**Exercise requirements**
Quote the records that follow in full, leaving the pictures out.

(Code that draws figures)
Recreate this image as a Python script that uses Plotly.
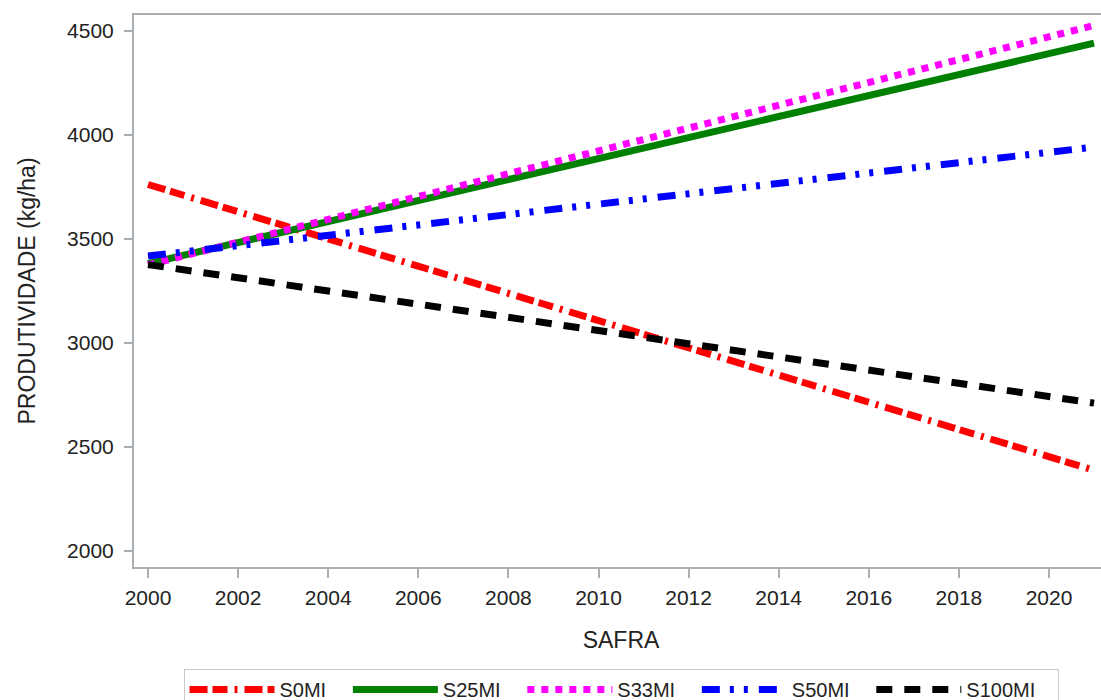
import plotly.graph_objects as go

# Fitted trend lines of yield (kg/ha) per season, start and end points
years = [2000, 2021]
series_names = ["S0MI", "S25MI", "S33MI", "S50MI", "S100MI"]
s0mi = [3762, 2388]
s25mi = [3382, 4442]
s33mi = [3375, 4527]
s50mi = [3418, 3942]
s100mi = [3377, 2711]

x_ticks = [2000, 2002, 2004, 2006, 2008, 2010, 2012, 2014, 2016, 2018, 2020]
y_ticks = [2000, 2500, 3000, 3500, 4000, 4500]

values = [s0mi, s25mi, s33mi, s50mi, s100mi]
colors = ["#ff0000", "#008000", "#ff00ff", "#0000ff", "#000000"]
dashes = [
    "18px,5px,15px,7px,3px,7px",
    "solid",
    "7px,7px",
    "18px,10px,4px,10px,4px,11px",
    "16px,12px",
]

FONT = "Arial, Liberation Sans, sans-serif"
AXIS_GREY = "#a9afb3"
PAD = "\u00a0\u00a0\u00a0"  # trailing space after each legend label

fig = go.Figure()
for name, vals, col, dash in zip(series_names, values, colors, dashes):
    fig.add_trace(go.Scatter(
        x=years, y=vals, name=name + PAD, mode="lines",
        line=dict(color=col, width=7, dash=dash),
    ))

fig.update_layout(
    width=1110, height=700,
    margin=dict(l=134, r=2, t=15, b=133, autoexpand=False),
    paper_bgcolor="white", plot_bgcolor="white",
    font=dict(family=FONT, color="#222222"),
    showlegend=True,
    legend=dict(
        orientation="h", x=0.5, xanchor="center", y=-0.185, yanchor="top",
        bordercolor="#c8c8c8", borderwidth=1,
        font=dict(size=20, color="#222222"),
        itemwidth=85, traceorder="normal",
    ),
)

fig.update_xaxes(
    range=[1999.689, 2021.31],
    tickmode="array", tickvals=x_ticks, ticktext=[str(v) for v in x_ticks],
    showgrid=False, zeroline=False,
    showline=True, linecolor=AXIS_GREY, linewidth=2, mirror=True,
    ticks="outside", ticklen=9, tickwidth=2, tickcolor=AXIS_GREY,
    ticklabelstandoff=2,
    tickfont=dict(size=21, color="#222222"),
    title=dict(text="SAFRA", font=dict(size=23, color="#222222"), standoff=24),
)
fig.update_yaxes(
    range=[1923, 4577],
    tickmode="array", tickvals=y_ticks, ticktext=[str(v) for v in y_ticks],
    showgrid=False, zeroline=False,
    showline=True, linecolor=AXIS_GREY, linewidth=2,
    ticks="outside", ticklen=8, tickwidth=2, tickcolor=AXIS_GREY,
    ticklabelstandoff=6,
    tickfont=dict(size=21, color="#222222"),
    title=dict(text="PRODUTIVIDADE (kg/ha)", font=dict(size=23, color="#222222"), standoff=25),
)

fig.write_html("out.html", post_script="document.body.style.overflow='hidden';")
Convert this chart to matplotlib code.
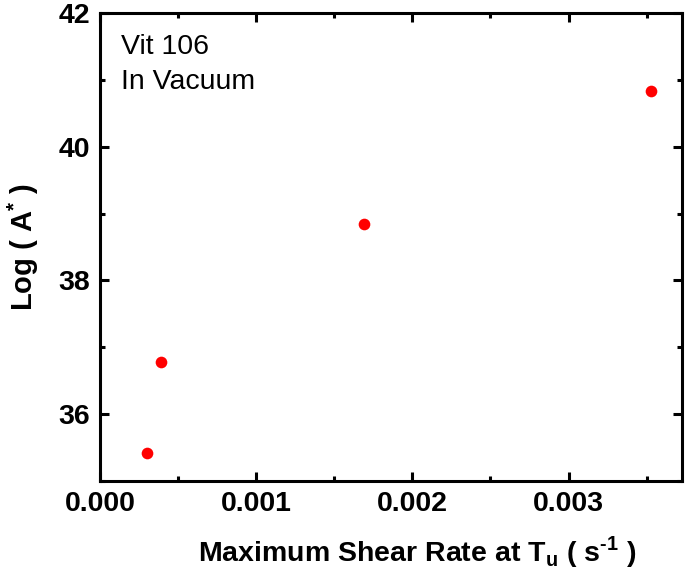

**Completed task**
Recreate this image as a Python script that uses Plotly.
import plotly.graph_objects as go

# Fitted trend lines of yield (kg/ha) per season, start and end points
years = [2000, 2021]
series_names = ["S0MI", "S25MI", "S33MI", "S50MI", "S100MI"]
s0mi = [3762, 2388]
s25mi = [3382, 4442]
s33mi = [3375, 4527]
s50mi = [3418, 3942]
s100mi = [3377, 2711]

x_ticks = [2000, 2002, 2004, 2006, 2008, 2010, 2012, 2014, 2016, 2018, 2020]
y_ticks = [2000, 2500, 3000, 3500, 4000, 4500]

values = [s0mi, s25mi, s33mi, s50mi, s100mi]
colors = ["#ff0000", "#008000", "#ff00ff", "#0000ff", "#000000"]
dashes = [
    "18px,5px,15px,7px,3px,7px",
    "solid",
    "7px,7px",
    "18px,10px,4px,10px,4px,11px",
    "16px,12px",
]

FONT = "Arial, Liberation Sans, sans-serif"
AXIS_GREY = "#a9afb3"
PAD = "\u00a0\u00a0\u00a0"  # trailing space after each legend label

fig = go.Figure()
for name, vals, col, dash in zip(series_names, values, colors, dashes):
    fig.add_trace(go.Scatter(
        x=years, y=vals, name=name + PAD, mode="lines",
        line=dict(color=col, width=7, dash=dash),
    ))

fig.update_layout(
    width=1110, height=700,
    margin=dict(l=134, r=2, t=15, b=133, autoexpand=False),
    paper_bgcolor="white", plot_bgcolor="white",
    font=dict(family=FONT, color="#222222"),
    showlegend=True,
    legend=dict(
        orientation="h", x=0.5, xanchor="center", y=-0.185, yanchor="top",
        bordercolor="#c8c8c8", borderwidth=1,
        font=dict(size=20, color="#222222"),
        itemwidth=85, traceorder="normal",
    ),
)

fig.update_xaxes(
    range=[1999.689, 2021.31],
    tickmode="array", tickvals=x_ticks, ticktext=[str(v) for v in x_ticks],
    showgrid=False, zeroline=False,
    showline=True, linecolor=AXIS_GREY, linewidth=2, mirror=True,
    ticks="outside", ticklen=9, tickwidth=2, tickcolor=AXIS_GREY,
    ticklabelstandoff=2,
    tickfont=dict(size=21, color="#222222"),
    title=dict(text="SAFRA", font=dict(size=23, color="#222222"), standoff=24),
)
fig.update_yaxes(
    range=[1923, 4577],
    tickmode="array", tickvals=y_ticks, ticktext=[str(v) for v in y_ticks],
    showgrid=False, zeroline=False,
    showline=True, linecolor=AXIS_GREY, linewidth=2,
    ticks="outside", ticklen=8, tickwidth=2, tickcolor=AXIS_GREY,
    ticklabelstandoff=6,
    tickfont=dict(size=21, color="#222222"),
    title=dict(text="PRODUTIVIDADE (kg/ha)", font=dict(size=23, color="#222222"), standoff=25),
)

fig.write_html("out.html", post_script="document.body.style.overflow='hidden';")
Convert this chart to matplotlib code.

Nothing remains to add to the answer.